Data excerpt:
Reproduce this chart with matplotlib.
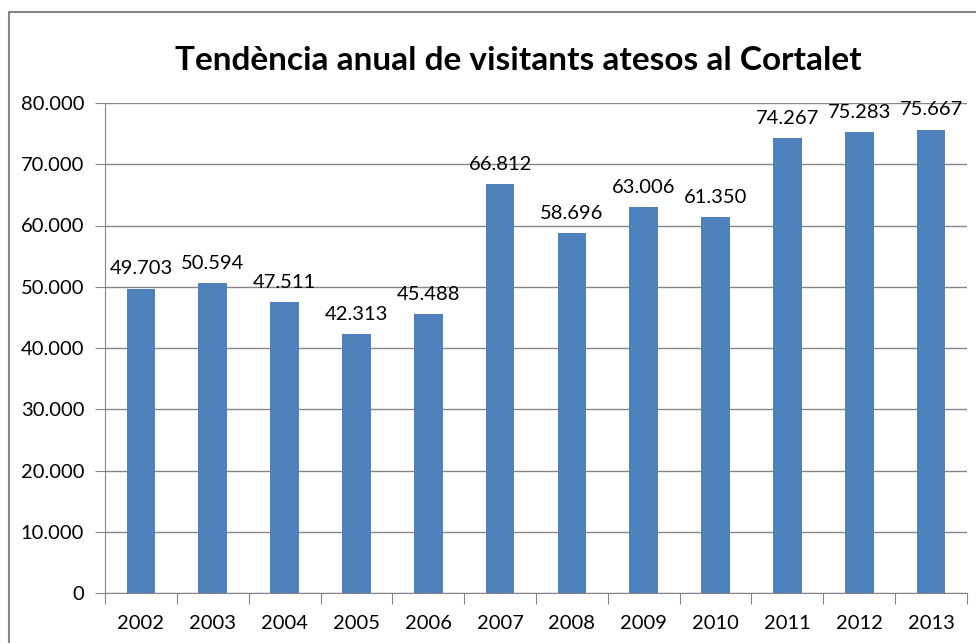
import matplotlib
matplotlib.use("Agg")
import matplotlib.pyplot as plt
from matplotlib.patches import Rectangle
import numpy as np

years = ["2002", "2003", "2004", "2005", "2006", "2007", "2008",
         "2009", "2010", "2011", "2012", "2013"]
visitants = [49703, 50594, 47511, 42313, 45488, 66812, 58696,
             63006, 61350, 74267, 75283, 75667]

plt.rcParams['font.family'] = ['Lato', 'DejaVu Sans']

W, H = 976, 643
fig = plt.figure(figsize=(W / 100, H / 100), dpi=100)
ax = fig.add_axes([105 / W, 1 - 593 / H, (967 - 105) / W, (593 - 103) / H])

gray = "#868686"
x = np.arange(len(years))
ax.bar(x, visitants, width=0.4, color="#4F81BD", zorder=3)

ax.set_xlim(-0.5, len(years) - 0.5)
ax.set_ylim(0, 80000)
ax.set_yticks(np.arange(0, 80001, 10000))
ax.set_yticklabels(["0"] + ["{:,}".format(v).replace(",", ".") for v in range(10000, 80001, 10000)])
ax.yaxis.grid(True, color=gray, linewidth=1, zorder=0)

ax.set_xticks(np.arange(-0.5, len(years), 1))
ax.set_xticklabels([])
ax.set_xticks(x, minor=True)
ax.set_xticklabels(years, minor=True)
ax.tick_params(axis="x", which="major", length=8, color=gray, direction="out")
ax.tick_params(axis="x", which="minor", length=0, pad=16, labelsize=14.5, labelcolor="#000000")
ax.tick_params(axis="y", length=7, color=gray, pad=8, labelsize=14.5)

for side in ["top", "right"]:
    ax.spines[side].set_visible(False)
for side in ["left", "bottom"]:
    ax.spines[side].set_color(gray)

for xi, v in zip(x, visitants):
    ax.annotate("{:,}".format(v).replace(",", "."), (xi, v), xytext=(0, 8),
                textcoords="offset points", ha="center", va="bottom", fontsize=14.5)

fig.text(518 / W, 1 - 60 / H, "Tendència anual de visitants atesos al Cortalet",
         ha="center", va="center", fontsize=24, fontweight="bold")

# chart border (cut off at right and bottom)
fig.patches.append(Rectangle((9 / W, -0.1), 1.1, 1 - 12 / H + 0.1, transform=fig.transFigure,
                             fill=False, edgecolor=gray, linewidth=1.5))

fig.savefig("out.png", dpi=100)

What to produce:
Restate exactly, please, only the lines between the start of the data and the line containing "ax = fig.add_axes([105", both ends included, skipping the pictures.

Task output:
Reproduce this chart with matplotlib.
import matplotlib
matplotlib.use("Agg")
import matplotlib.pyplot as plt
from matplotlib.patches import Rectangle
import numpy as np

years = ["2002", "2003", "2004", "2005", "2006", "2007", "2008",
         "2009", "2010", "2011", "2012", "2013"]
visitants = [49703, 50594, 47511, 42313, 45488, 66812, 58696,
             63006, 61350, 74267, 75283, 75667]

plt.rcParams['font.family'] = ['Lato', 'DejaVu Sans']

W, H = 976, 643
fig = plt.figure(figsize=(W / 100, H / 100), dpi=100)
ax = fig.add_axes([105 / W, 1 - 593 / H, (967 - 105) / W, (593 - 103) / H])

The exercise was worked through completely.